A: Industrials or capital goods, auto ancs, these sectors to mind are ones are where the leverage will play out significantly in the first phase of the demand pickup.
Anuj: Why have some of the older and established companies like Rallis not been able to do anything in the agro space or not been able to capitalize while some of the new names have been able to do that?
A: India has great enterprising talent and there are so many companies with great management, they are lying not seen by investors and these people have great strategies, which is what we see.

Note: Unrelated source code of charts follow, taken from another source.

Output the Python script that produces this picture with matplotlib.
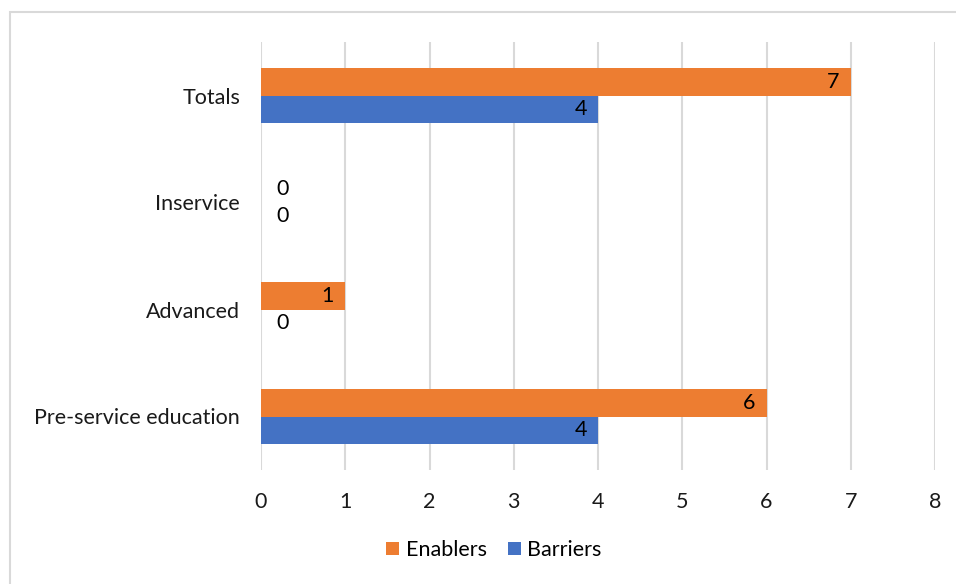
import numpy as np
import matplotlib.pyplot as plt
from matplotlib.patches import Rectangle

categories = ["Pre-service education", "Advanced", "Inservice", "Totals"]
enablers = [6, 1, 0, 7]
barriers = [4, 0, 0, 4]

orange = "#ed7d31"
blue = "#4472c4"

plt.rcParams['font.family'] = ['Lato', 'DejaVu Sans']
fs = 15.5

fig = plt.figure(figsize=(9.56, 5.84), dpi=100)
ax = fig.add_axes([261/956, 1 - 470/584, 674/956, 428/584])

# light border around the chart area (cropped at right/bottom)
fig.patches.append(Rectangle((10/956, -0.05), 1.1, 1 - 12/584 + 0.05,
                             transform=fig.transFigure, fill=False,
                             edgecolor="#d9d9d9", linewidth=1.5))

y = np.arange(len(categories))
h = 0.26
b1 = ax.barh(y + h/2, enablers, height=h, color=orange, label="Enablers")
b2 = ax.barh(y - h/2, barriers, height=h, color=blue, label="Barriers")

for bars, vals in [(b1, enablers), (b2, barriers)]:
    for bar, v in zip(bars, vals):
        cy = bar.get_y() + bar.get_height()/2
        if v > 0:
            ax.annotate(str(v), (v, cy), xytext=(-8, 0), textcoords="offset points",
                        ha="right", va="center", fontsize=fs, color="#000000")
        else:
            ax.annotate(str(v), (0, cy), xytext=(11, 0), textcoords="offset points",
                        ha="left", va="center", fontsize=fs, color="#000000")

ax.set_xlim(0, 8)
ax.set_ylim(-0.5, 3.5)
ax.set_xticks(range(0, 9))
ax.set_yticks(y)
ax.set_yticklabels(categories)
ax.grid(axis="x", color="#d9d9d9", linewidth=1.5)
ax.set_axisbelow(True)
for s in ax.spines.values():
    s.set_visible(False)
ax.tick_params(length=0, labelsize=fs, colors="#1a1a1a")
ax.tick_params(axis="x", pad=16)
ax.tick_params(axis="y", pad=15)

ax.legend(loc="center", bbox_to_anchor=(494/956, 1 - 550/584), bbox_transform=fig.transFigure,
          ncol=2, frameon=False, fontsize=fs, handlelength=0.6, handleheight=0.6,
          handletextpad=0.3, columnspacing=1.0)

fig.savefig("out.png", dpi=100)
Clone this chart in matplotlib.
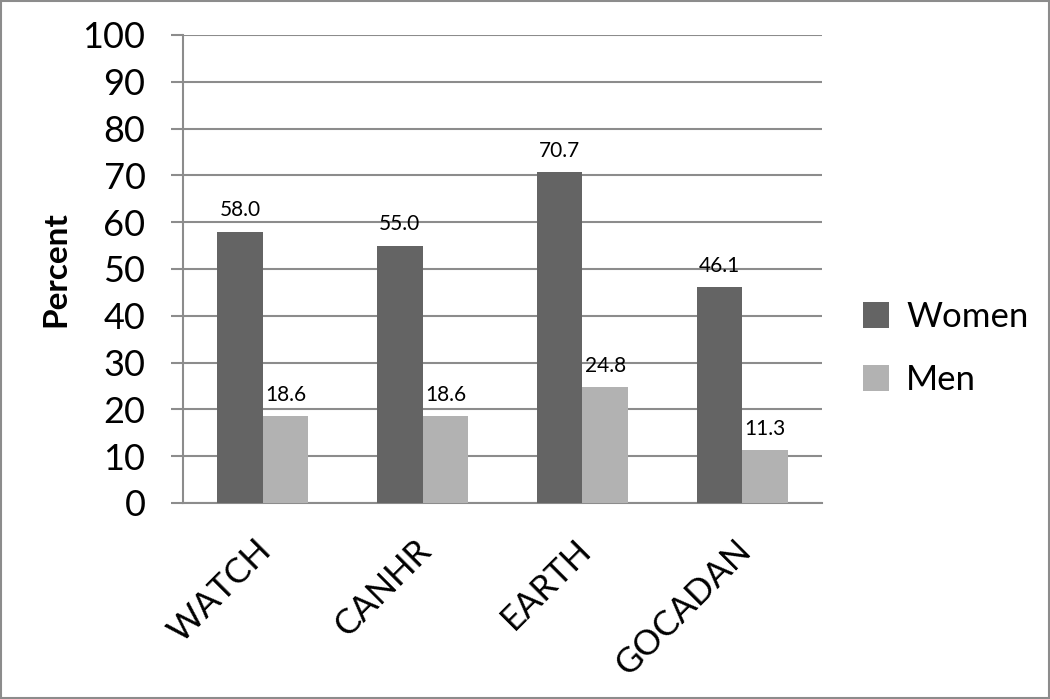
import matplotlib
matplotlib.use("Agg")
import matplotlib.pyplot as plt
import matplotlib.transforms as mtransforms
import numpy as np
from matplotlib.patches import Rectangle

categories = ["WATCH", "CANHR", "EARTH", "GOCADAN"]
women = [58.0, 55.0, 70.7, 46.1]
men = [18.6, 18.6, 24.8, 11.3]
yticks = [0, 10, 20, 30, 40, 50, 60, 70, 80, 90, 100]

plt.rcParams['font.family'] = ['Lato', 'DejaVu Sans']

fig = plt.figure(figsize=(10.5, 6.99), dpi=100)
ax = fig.add_axes([183/1050, 1-503/699, (822-183)/1050, (503-35)/699])

x = np.arange(len(categories))
w = 0.285
dark = "#646464"
light = "#b2b2b2"
b1 = ax.bar(x - w/2, women, w, color=dark, label="Women", zorder=3)
b2 = ax.bar(x + w/2, men, w, color=light, label="Men", zorder=3)

for bars, vals in ((b1, women), (b2, men)):
    for r, v in zip(bars, vals):
        ax.annotate(f"{v:.1f}", (r.get_x() + r.get_width()/2, v),
                    xytext=(0, 8), textcoords="offset points",
                    ha="center", va="bottom", fontsize=15)

ax.set_xlim(-0.5, len(categories) - 0.5)
ax.set_ylim(0, 100)
ax.set_yticks(yticks)
ax.set_yticklabels([str(t) for t in yticks], fontsize=26)
ax.yaxis.grid(True, color="#8c8c8c", linewidth=1.5, zorder=0)
ax.set_axisbelow(True)
ax.tick_params(axis="y", length=9, width=1.5, color="#8c8c8c", pad=18)
ax.tick_params(axis="x", length=0, pad=22)
ax.set_xticks(x)
ax.set_xticklabels(categories, fontsize=25, rotation=45, ha="right",
                   rotation_mode="anchor")
offset = mtransforms.ScaledTranslation(-8/100, 0, fig.dpi_scale_trans)
for lbl in ax.get_xticklabels():
    lbl.set_transform(lbl.get_transform() + offset)
for s in ("top", "right"):
    ax.spines[s].set_visible(False)
for s in ("left", "bottom"):
    ax.spines[s].set_color("#8c8c8c")
    ax.spines[s].set_linewidth(1.5)

ax.set_ylabel("Percent", fontsize=24, fontweight="bold", labelpad=9)

leg = ax.legend(loc="center left", bbox_to_anchor=(1.064, 0.33), frameon=False,
                fontsize=25, handlelength=0.75, handleheight=0.75,
                handletextpad=0.5, labelspacing=0.9, borderpad=0,
                borderaxespad=0)

fig.add_artist(Rectangle((0.001, 0.001), 0.998, 0.998, transform=fig.transFigure,
                         fill=False, edgecolor="#8c8c8c", linewidth=1.5))

fig.savefig("out.png", dpi=100)
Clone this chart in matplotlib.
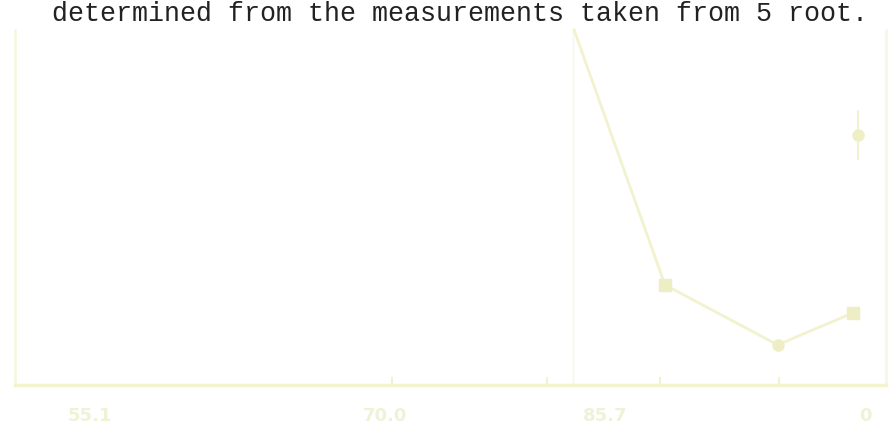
import matplotlib
matplotlib.use("Agg")
import matplotlib.pyplot as plt

# faded scan: one series (0-100 scale on both axes)
x_vals = [64.0, 74.4, 87.3, 95.9]
y_vals = [100.0, 28.2, 11.3, 20.3]
marker_kinds = ["", "s", "o", "s"]

# lone point near the right edge with a short error bar
x_lone = [96.5]
y_lone = [70.4]
err_lone = [7.0]

tick_pos = [8.6, 43.2, 60.9, 73.8, 87.5]
label_pos = [8.6, 42.3, 67.5, 97.3]
tick_labels = ["55.1", "70.0", "85.7", "0"]

caption = "determined from the measurements taken from 5 root."

pale = "#f2f2cf"
pale_text = "#f0f2d8"

fig = plt.figure(figsize=(8.89, 4.42), dpi=100)
fig.patch.set_facecolor("white")

# axes box in pixels: left 15, right 886, bottom 385, top 30
ax = fig.add_axes([15 / 889, 1 - 385 / 442, (886 - 15) / 889, (385 - 30) / 442])
ax.set_xlim(0, 99.7)
ax.set_ylim(0, 100)

ax.plot(x_vals, y_vals, color=pale, lw=2, zorder=2, clip_on=False)
for x, y, m in zip(x_vals, y_vals, marker_kinds):
    if m:
        ax.plot(x, y, marker=m, ms=8, color="#eeeec4", mec="#eeeec4", zorder=3)
ax.errorbar(x_lone, y_lone, yerr=err_lone, fmt="o", ms=8, color="#efefc6",
            ecolor=pale, elinewidth=1.5, capsize=0)

ax.axvline(63.9, color="#f7f7e8", lw=1, zorder=1)

ax.spines["top"].set_visible(False)
ax.spines["bottom"].set_color("#f3f3d0")
ax.spines["bottom"].set_linewidth(2.5)
ax.spines["left"].set_color("#f6f8e2")
ax.spines["left"].set_linewidth(2)
ax.spines["right"].set_color("#f7f7e6")
ax.spines["right"].set_linewidth(2)

ax.set_xticks(label_pos)
ax.set_xticklabels(tick_labels, fontsize=13, color=pale_text, family="DejaVu Sans",
                   fontweight="bold")
ax.set_xticks(tick_pos, minor=True)
ax.tick_params(axis="x", which="major", length=0, pad=16)
ax.tick_params(axis="x", which="minor", direction="in", length=6, width=1.5, color=pale)
ax.set_yticks([])

fig.text(52 / 889, 1 - 21 / 442, caption, family="Liberation Mono",
         fontsize=19.2, color="#222222", va="baseline", ha="left")

fig.savefig("out.png", dpi=100, facecolor="white")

The winners of yesterday may not be the winners of tomorrow, which will depend upon how each of these companies are strategizing their business and even within each of these categories, there are numerous aspects which keeps changing, so in case of agro-chemicals one has to be taking initiatives in terms of launching your products, one has to take initiatives in terms of having portfolio of products, one has to take initiatives, see it as a business, as a combination.
So, these initiatives which actually matter and determines the success factor for some companies for a given period of time and for some companies for a given period of time but most importantly for one to be successful, one has to be on top of these initiatives.
So, our job is to really identify these trends early on and try to see if some of the companies are changing much faster than the established ones and then our job is to look at those names. So, the best way to look at for each of these companies will be to stay ahead in the competition. We will have to look at some of these initiatives at the forefront.